• **Information given**
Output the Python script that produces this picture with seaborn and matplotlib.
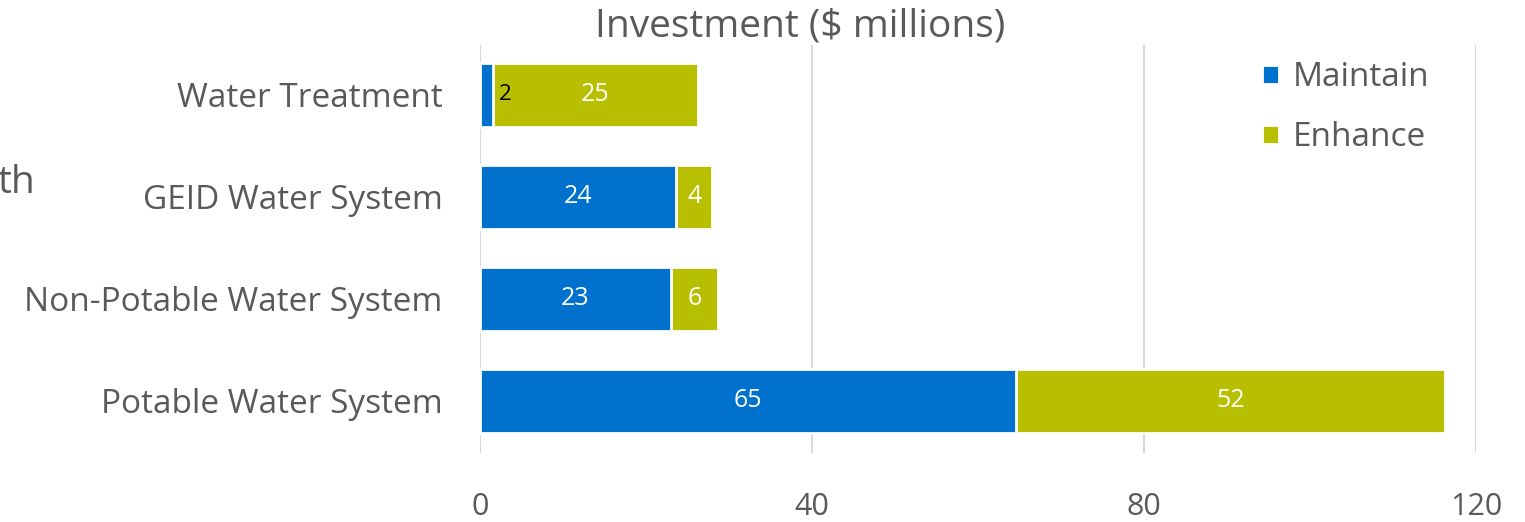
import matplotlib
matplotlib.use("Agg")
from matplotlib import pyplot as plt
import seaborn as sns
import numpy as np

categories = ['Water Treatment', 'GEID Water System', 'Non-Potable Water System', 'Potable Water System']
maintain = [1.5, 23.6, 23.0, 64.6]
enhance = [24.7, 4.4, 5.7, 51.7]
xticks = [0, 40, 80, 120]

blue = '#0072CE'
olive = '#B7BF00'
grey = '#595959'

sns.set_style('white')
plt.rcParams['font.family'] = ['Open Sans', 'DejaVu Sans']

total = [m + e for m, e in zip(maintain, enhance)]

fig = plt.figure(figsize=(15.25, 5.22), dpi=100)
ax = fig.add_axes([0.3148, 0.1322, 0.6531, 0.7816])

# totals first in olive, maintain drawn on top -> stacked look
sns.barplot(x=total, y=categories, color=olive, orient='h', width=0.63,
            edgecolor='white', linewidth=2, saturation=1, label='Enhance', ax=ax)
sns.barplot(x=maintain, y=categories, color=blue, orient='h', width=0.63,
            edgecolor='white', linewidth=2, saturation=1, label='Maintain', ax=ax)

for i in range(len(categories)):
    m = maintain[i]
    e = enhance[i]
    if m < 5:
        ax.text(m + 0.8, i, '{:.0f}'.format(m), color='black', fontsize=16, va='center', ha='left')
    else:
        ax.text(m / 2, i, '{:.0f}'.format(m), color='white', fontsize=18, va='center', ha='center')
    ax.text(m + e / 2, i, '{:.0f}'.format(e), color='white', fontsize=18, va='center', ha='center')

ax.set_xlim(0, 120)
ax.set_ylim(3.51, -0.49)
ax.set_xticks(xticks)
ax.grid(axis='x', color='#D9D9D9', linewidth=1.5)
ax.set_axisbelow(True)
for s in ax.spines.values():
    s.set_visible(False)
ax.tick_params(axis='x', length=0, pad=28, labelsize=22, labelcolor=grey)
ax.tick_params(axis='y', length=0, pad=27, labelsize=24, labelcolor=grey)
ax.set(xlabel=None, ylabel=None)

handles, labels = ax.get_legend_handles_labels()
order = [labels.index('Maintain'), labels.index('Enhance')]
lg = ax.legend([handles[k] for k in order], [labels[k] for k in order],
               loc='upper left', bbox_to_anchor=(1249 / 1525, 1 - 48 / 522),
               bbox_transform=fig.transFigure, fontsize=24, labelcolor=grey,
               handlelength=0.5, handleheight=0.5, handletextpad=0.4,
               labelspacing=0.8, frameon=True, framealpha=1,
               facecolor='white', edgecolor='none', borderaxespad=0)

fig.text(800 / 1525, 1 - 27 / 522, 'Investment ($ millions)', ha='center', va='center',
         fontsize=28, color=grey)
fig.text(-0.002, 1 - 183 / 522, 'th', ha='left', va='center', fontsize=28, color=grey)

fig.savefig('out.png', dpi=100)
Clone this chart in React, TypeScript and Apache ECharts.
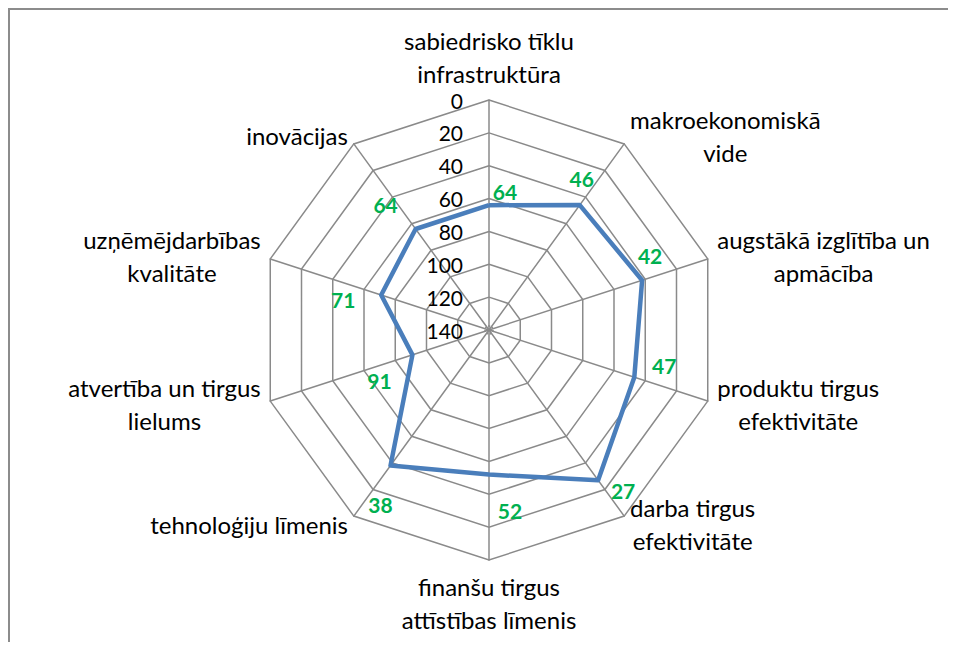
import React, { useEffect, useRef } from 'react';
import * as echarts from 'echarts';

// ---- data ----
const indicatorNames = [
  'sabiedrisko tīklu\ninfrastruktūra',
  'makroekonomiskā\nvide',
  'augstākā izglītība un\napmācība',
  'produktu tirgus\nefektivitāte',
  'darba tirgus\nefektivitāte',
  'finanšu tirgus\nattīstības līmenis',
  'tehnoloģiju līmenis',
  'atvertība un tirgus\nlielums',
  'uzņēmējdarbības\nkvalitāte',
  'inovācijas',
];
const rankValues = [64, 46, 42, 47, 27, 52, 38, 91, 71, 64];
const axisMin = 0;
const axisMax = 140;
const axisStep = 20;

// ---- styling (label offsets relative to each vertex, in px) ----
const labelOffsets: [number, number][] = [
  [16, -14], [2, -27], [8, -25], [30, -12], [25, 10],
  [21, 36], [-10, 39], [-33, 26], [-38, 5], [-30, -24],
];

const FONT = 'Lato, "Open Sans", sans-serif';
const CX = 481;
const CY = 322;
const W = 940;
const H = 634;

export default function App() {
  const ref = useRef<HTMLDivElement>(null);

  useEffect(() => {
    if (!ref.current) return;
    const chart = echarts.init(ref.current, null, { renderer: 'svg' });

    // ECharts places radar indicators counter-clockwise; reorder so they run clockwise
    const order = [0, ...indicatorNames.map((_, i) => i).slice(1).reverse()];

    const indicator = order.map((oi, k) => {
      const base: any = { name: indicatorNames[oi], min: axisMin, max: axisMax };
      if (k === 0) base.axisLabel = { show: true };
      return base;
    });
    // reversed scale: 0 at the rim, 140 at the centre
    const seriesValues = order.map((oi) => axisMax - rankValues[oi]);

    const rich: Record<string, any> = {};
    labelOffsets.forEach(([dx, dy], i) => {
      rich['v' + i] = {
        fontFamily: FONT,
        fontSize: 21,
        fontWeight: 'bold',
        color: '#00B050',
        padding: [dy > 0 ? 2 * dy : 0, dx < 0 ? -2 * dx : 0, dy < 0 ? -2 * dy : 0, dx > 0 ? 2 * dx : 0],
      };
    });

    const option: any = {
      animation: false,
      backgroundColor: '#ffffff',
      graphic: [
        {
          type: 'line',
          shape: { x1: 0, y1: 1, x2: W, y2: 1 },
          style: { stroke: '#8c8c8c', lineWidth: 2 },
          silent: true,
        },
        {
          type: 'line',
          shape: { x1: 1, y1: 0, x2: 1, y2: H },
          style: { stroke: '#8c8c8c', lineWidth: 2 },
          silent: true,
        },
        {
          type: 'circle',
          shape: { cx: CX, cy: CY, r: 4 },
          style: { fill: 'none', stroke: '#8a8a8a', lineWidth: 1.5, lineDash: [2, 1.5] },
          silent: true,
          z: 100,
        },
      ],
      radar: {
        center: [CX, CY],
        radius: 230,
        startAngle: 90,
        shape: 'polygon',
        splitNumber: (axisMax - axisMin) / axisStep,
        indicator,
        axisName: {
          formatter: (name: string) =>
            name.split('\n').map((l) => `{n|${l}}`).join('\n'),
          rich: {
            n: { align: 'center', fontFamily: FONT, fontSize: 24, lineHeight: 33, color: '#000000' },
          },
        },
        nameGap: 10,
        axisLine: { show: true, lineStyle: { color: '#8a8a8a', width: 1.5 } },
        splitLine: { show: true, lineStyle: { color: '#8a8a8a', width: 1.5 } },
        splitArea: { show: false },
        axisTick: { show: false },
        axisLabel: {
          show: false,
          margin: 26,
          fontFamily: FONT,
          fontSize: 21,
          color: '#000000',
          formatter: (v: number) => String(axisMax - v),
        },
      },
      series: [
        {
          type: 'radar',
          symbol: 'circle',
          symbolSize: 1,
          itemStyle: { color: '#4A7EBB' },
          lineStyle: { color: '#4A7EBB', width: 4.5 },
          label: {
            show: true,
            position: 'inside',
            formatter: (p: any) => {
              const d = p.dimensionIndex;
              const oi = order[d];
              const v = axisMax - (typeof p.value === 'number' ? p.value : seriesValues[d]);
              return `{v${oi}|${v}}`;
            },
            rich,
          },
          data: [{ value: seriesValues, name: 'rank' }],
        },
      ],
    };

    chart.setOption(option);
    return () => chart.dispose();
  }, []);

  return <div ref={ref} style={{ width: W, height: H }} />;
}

• **Problem details**
How many lines of these entries contain the string "this"? Reply with the number alone.

• **Full response**
2